2. Se produce una polarización entre los periodistas fanáticos de un personaje y los fanáticos de otro. Los niveles de fanatismo de ambos lados se van realimentando, y se genera una carrera armamentista donde antes había periodismo. En un esfuerzo para ganar adeptos, ambos bandos reclaman para sí a otros personajes, y los alinean detrás del que ellos apoyan. Del mismo modo, adjudican a otros al bando contrario y se dedican a explorar los defectos del grupo en general. No de los individuos, porque para ellos no existen como tales, sino que son sólo “istas” del principal.

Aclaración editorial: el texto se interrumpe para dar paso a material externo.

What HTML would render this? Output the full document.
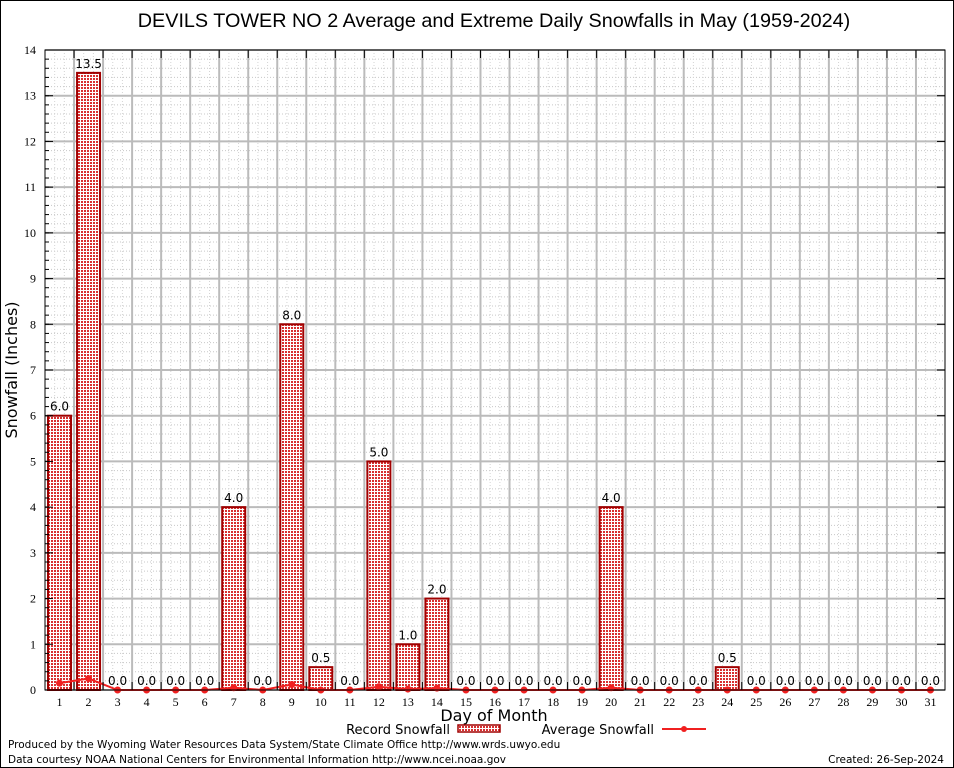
<!DOCTYPE html>
<html><head><meta charset="utf-8"><style>
body{margin:0;background:#fff;font-family:"DejaVu Sans","Liberation Sans",sans-serif}
svg{display:block}
</style></head><body>
<svg id="chart" width="954" height="768" xmlns="http://www.w3.org/2000/svg">
<defs>
<pattern id="chk" width="3" height="3" patternUnits="userSpaceOnUse">
<rect width="3" height="3" fill="#fff"/>
<rect width="2" height="2" fill="#d83030"/>
</pattern>
</defs>
<rect x="0.5" y="0.5" width="953" height="767" fill="#fff" stroke="#000"/>
<text x="494" y="27" font-size="19.8" text-anchor="middle" font-family="Liberation Sans, sans-serif">DEVILS TOWER NO 2 Average and Extreme Daily Snowfalls in May (1959-2024)</text>
<g id="grid"></g>
<g id="bars"></g>
<g id="avg"></g>
<g id="axes"></g>
<text transform="translate(17,370) rotate(-90)" font-size="16" text-anchor="middle">Snowfall (Inches)</text>
<text x="494" y="721" font-size="16" text-anchor="middle">Day of Month</text>
<g>
<text x="450" y="734" font-size="13" text-anchor="end">Record Snowfall</text>
<rect x="458" y="725" width="42" height="7" fill="url(#chk)" stroke="#a00000" stroke-width="1.5"/>
<text x="654" y="734" font-size="13" text-anchor="end">Average Snowfall</text>
<line x1="662" y1="729" x2="706" y2="729" stroke="#f02020" stroke-width="2"/>
<circle cx="684" cy="729" r="3" fill="#f02020"/>
</g>
<text x="8" y="748" font-size="10.5">Produced by the Wyoming Water Resources Data System/State Climate Office http://www.wrds.uwyo.edu</text>
<text x="8" y="763" font-size="10.5">Data courtesy NOAA National Centers for Environmental Information http://www.ncei.noaa.gov</text>
<text x="944" y="763" font-size="10.5" text-anchor="end">Created: 26-Sep-2024</text>
</svg>
<script>
const days=[1,2,3,4,5,6,7,8,9,10,11,12,13,14,15,16,17,18,19,20,21,22,23,24,25,26,27,28,29,30,31];
const records=[6.0,13.5,0,0,0,0,4.0,0,8.0,0.5,0,5.0,1.0,2.0,0,0,0,0,0,4.0,0,0,0,0.5,0,0,0,0,0,0,0];
const averages=[0.15,0.25,0,0,0,0,0.05,0,0.12,0,0,0.07,0.02,0.04,0,0,0,0,0,0.05,0,0,0,0,0,0,0,0,0,0,0];
const yTicks=[0,1,2,3,4,5,6,7,8,9,10,11,12,13,14];
const NS="http://www.w3.org/2000/svg";
const L=45,R=945,T=50,B=690,ymax=14;
const dw=(R-L)/31;
const xS=d=>L+dw*(d-0.5);
const yS=v=>B-(B-T)*v/ymax;
function mk(tag,attrs,parent){const e=document.createElementNS(NS,tag);for(const k in attrs)e.setAttribute(k,attrs[k]);parent.appendChild(e);return e;}
const grid=document.getElementById('grid'),bars=document.getElementById('bars'),avg=document.getElementById('avg'),axes=document.getElementById('axes');
for(let v=0;v<=ymax;v+=0.2){const y=yS(v);const l=mk('line',{x1:L,x2:R,y1:y,y2:y,stroke:'#c8c8c8','stroke-width':1,'stroke-dasharray':'1,2'},grid);

}
for(let i=0;i<31*3;i++){const x=L+dw*i/3;const l=mk('line',{x1:x,x2:x,y1:T,y2:B,stroke:'#d4d4d4','stroke-width':1,'stroke-dasharray':'1,2'},grid);

}
yTicks.forEach(v=>{const y=yS(v);const l=mk('line',{x1:L,x2:R,y1:y,y2:y,stroke:'#bbb','stroke-width':2},grid);


mk('line',{x1:L,x2:L+8,y1:y,y2:y,stroke:'#000'},axes);
mk('line',{x1:R,x2:R-8,y1:y,y2:y,stroke:'#000'},axes);
const t=mk('text',{x:L-9,y:y+4,'font-size':12,'text-anchor':'end','font-family':'Liberation Serif, serif'},axes);t.textContent=v;

});
for(let v=0;v<=ymax;v+=0.2){const y=yS(v);mk('line',{x1:L,x2:L+4,y1:y,y2:y,stroke:'#000'},axes);}
for(let i=1;i<31;i++){const x=L+dw*i;const l=mk('line',{x1:x,x2:x,y1:T,y2:B,stroke:'#bbb','stroke-width':2},grid);


mk('line',{x1:x,x2:x,y1:B,y2:B-8,stroke:'#000'},axes);mk('line',{x1:x,x2:x,y1:T,y2:T+8,stroke:'#000'},axes);}
mk('rect',{x:L,y:T,width:R-L,height:B-T,fill:'none',stroke:'#000','stroke-width':1},axes);
days.forEach((d,i)=>{const x=xS(d),v=records[i];
if(v>0){const r=mk('rect',{x:x-11.5,y:yS(v),width:23,height:B-yS(v),fill:'url(#chk)',stroke:'#a00000','stroke-width':2},bars);

}
const t=mk('text',{x:x,y:yS(v)-5,'font-size':12,'text-anchor':'middle'},bars);t.textContent=v.toFixed(1);


const lt=mk('text',{x:x,y:B+16,'font-size':12,'text-anchor':'middle','font-family':'Liberation Serif, serif'},axes);lt.textContent=d;

});
const pts=days.map((d,i)=>xS(d)+','+yS(averages[i])).join(' ');
const pl=mk('polyline',{points:pts,fill:'none',stroke:'#f02020','stroke-width':2},avg);


days.forEach((d,i)=>{const c=mk('circle',{cx:xS(d),cy:yS(averages[i]),r:3.5,fill:'#f02020'},avg);

});
</script>
</body></html>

3. Se genera una mentalidad conflictiva del tipo “el que no está conmigo está contra mí”. Periodistas (y protagonistas) a los que no les interesa alinearse pueden comprobar que alguien les ahorró el trabajo y los alineó en uno u otro bando. Si no se tiene cuidado, se corre el riesgo de quedar pegado en una disputa en la que casi nadie tiene nada que ver originalmente.

4. Los debates e intercambios de idea se convierten en discusiones a los gritos llenas de ad hominem y descalificaciones varias. Pierden así su esencia, si es que alguna vez la tuvieron, y pasan a ser meros ejercicios de rituales primates.

5. Aparece el fenómeno de la radicalización, según el cual para demostrar una adhesión a ciertos principios básicos hay que sostener que esos principios son los únicos, son universales y el que no los apoya es indigno de vivir.

6. Mucha gente queda con anteojeras ideológicas por mucho tiempo. Algunos directamente aprenden a ver la vida sólo en términos de las disputas entre fanatismos, y creen que eso no sólo es una manera de pensar, sino que es pensar. Es una mentalidad inútilmente partidaria que tiene una operación principal cuyo seudocódigo es el siguiente:

yo:=A
A=bueno
B=malo
Si x=A entonces x es bueno
Si x<>A entonces x=B
Si x=B entonces x es malo
Si x es malo entonces debe ser destruido

Es muy fácil entrar a esa forma de operar. Una vez adentro son pocos los que se dan cuenta de que se hacen daño a sí mismos, a los demás y a su medio.

Son pocos los que salen del fanatismo. Algunos llevan la bandera de su fanatismo particular hasta el último día de sus vidas. Unos cuantos tienen éxito y llegan a formadores de periodistas, de opinión y de medios. Ocurre que las posturas radicalizadas a veces gozan de popularidad, porque suele ser más divertido ver a un periodista exacerbado en defensa de sus ideas (a las que él llama ideales) que a alguien que busca un equilibrio entre dos o más posturas.

Esto último se da porque mucha gente cree que apasionarse por algo es una virtud suprema. Se le da más importancia a esa pasión que a todo lo demás, incluyendo si esa pasión tiene algún sentido o no. Y como no se puede ser un apasionado de la moderación, el público que busca pasión se va a los extremos.

Y la verdad rara vez está cerca de los extremos.